The second one is the pretty obvious one, having sex in the office for “special” favors, this one is the most common, most people out there are vultures who abuse their positions by asking for sexual favors from their colleagues in order to get a favour done for them or promote the person. The dangers with this one is that it comes with risks, one you could be caught and both fired on the spot, chances are, the one with the lower rank will be fired instead of their superior who may get away with a simple warning. 2 someone new and “fresh” will come in the long run to replace you,then what?? It means you will lose all those benefits you received to the new one and this will end up creating a sour working environment, leading to unwanted working conditions.

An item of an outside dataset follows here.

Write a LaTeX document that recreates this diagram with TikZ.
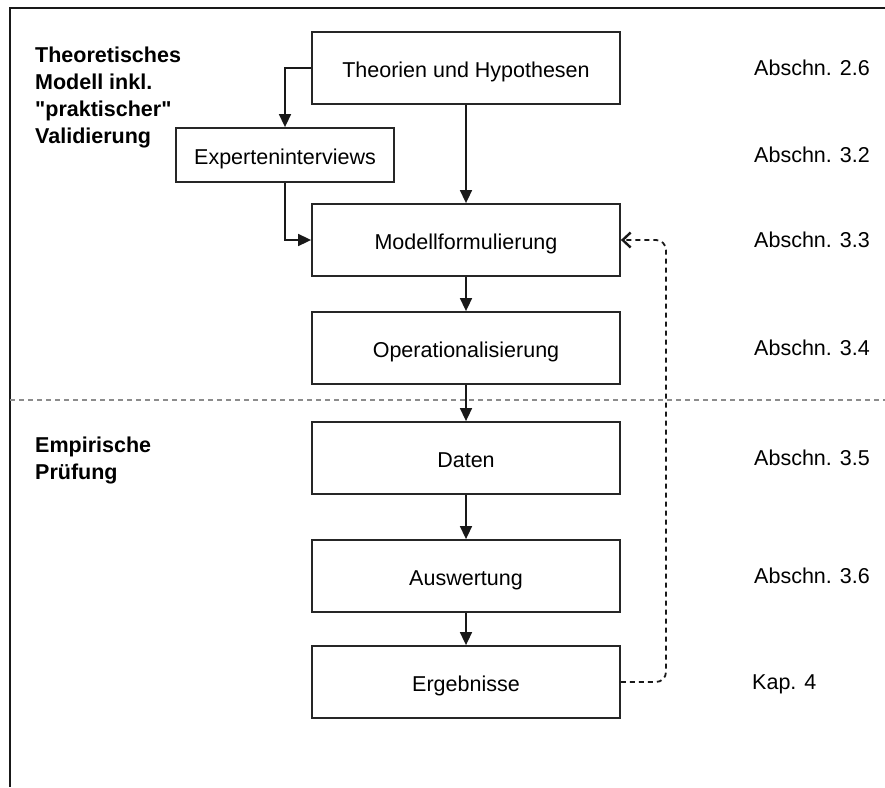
\documentclass[tikz,border=0pt]{standalone}
\usepackage{fontspec}
\setmainfont{Liberation Sans}
\usetikzlibrary{arrows.meta}
\begin{document}
\begin{tikzpicture}[x=1pt,y=-1pt,
  font=\fontsize{21.5}{27}\selectfont,
  box/.style={draw=black!85,line width=1.8pt,minimum width=308pt,minimum height=72pt,inner sep=0pt,text height=19pt,text depth=0pt},
  smallbox/.style={draw=black!85,line width=1.8pt,minimum width=218pt,minimum height=54pt,inner sep=0pt,text height=19pt,text depth=0pt},
  conn/.style={draw=black!90,line width=1.6pt,-{Triangle[length=13pt,width=12pt]}},
  fb/.style={draw=black!90,line width=1.8pt,dash pattern=on 5pt off 4pt,rounded corners=10pt,-{Straight Barb[length=8pt,width=15pt,line width=2.4pt]}},
  sect/.style={anchor=base west,inner sep=0pt},
  title/.style={anchor=north west,inner sep=0pt,align=left,font=\fontsize{21.5}{27}\selectfont\bfseries}]
\useasboundingbox (0,0) rectangle (885,787);
\draw[line width=2.2pt,black!90] (885,8) -- (10,8) -- (10,787);
\draw[line width=2.2pt,gray!90,dash pattern=on 5pt off 4pt] (10,400) -- (885,400);

\node[box] (th) at (466,68) {Theorien und Hypothesen};
\node[smallbox] (ex) at (285,155) {Experteninterviews};
\node[box] (mo) at (466,240) {Modellformulierung};
\node[box] (op) at (466,348) {Operationalisierung};
\node[box] (da) at (466,458) {Daten};
\node[box] (au) at (466,576) {Auswertung};
\node[box] (er) at (466,682) {Ergebnisse};

\node[title] (t1) at (35,47) {Theoretisches\\Modell inkl.\\\textquotedbl praktischer\textquotedbl\\Validierung};
\node[title] (t2) at (35,437) {Empirische\\Prüfung};

\node[sect] (s1) at (754,75) {Abschn. 2.6};
\node[sect] (s2) at (754,162) {Abschn. 3.2};
\node[sect] (s3) at (754,247) {Abschn. 3.3};
\node[sect] (s4) at (754,355) {Abschn. 3.4};
\node[sect] (s5) at (754,465) {Abschn. 3.5};
\node[sect] (s6) at (754,583) {Abschn. 3.6};
\node[sect] (s7) at (752,689) {Kap. 4};

\draw[conn] (th.west) -| (ex.north);
\draw[conn] (ex.south) |- (mo.west);
\draw[conn] (th.south) -- (mo.north);
\draw[conn] (mo.south) -- (op.north);
\draw[conn] (op.south) -- (da.north);
\draw[conn] (da.south) -- (au.north);
\draw[conn] (au.south) -- (er.north);
\coordinate (c1) at (666,682);
\draw[fb] (er.east) -- (c1) |- (mo.east);
\end{tikzpicture}
\end{document}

3. Romantic relationships- there is nothing wrong with a little romance here and there, but in the work space the effects can be detrimental. Its easy to fall for someone at work, you spend all those hours together, most of the time is spent at work with the person than at home, you may find yourself even speaking to the person on social media platforms, so the bond you create unaware can be pretty strong. The honeymoon phase has no problems, they problems only start after that phase, lets say you haven’t broken up yet, but you seeing your partner speaking to other people in a certain way can trigger a bit of jealousy here & there, this may lead to you not wanting your partner to speak to certain people in the workspace and ultimately this will lead to fights that are visible to the outside world. These fights will obviously interfere with your work progress which may lead to either one or both of you being released or fired. What happens when you two break up? You won’t be talking to each other, especially if the breakup was a nasty one, you won’t speak to each other meaning you’ll be breaking the team bond in your department, leading to a disturbed work flow, that may lead you being fired as well. Lastly it will surely create enemies in the workspace, is is usually due to the fact that your ex partner will ultimately find someone new at a later stage, you will feel some type of way about that (mostly unhappy) and you will end up creating unnecessary enemies in the process.

In a nutshell, some relationships in the workspace are good, keep them as professional as they need to be in order to create a wonderful working environment. Others are just a no no and need to be avoided at all costs, our careers come first and we should at all times look to uplift each other by creating strong professional bonds.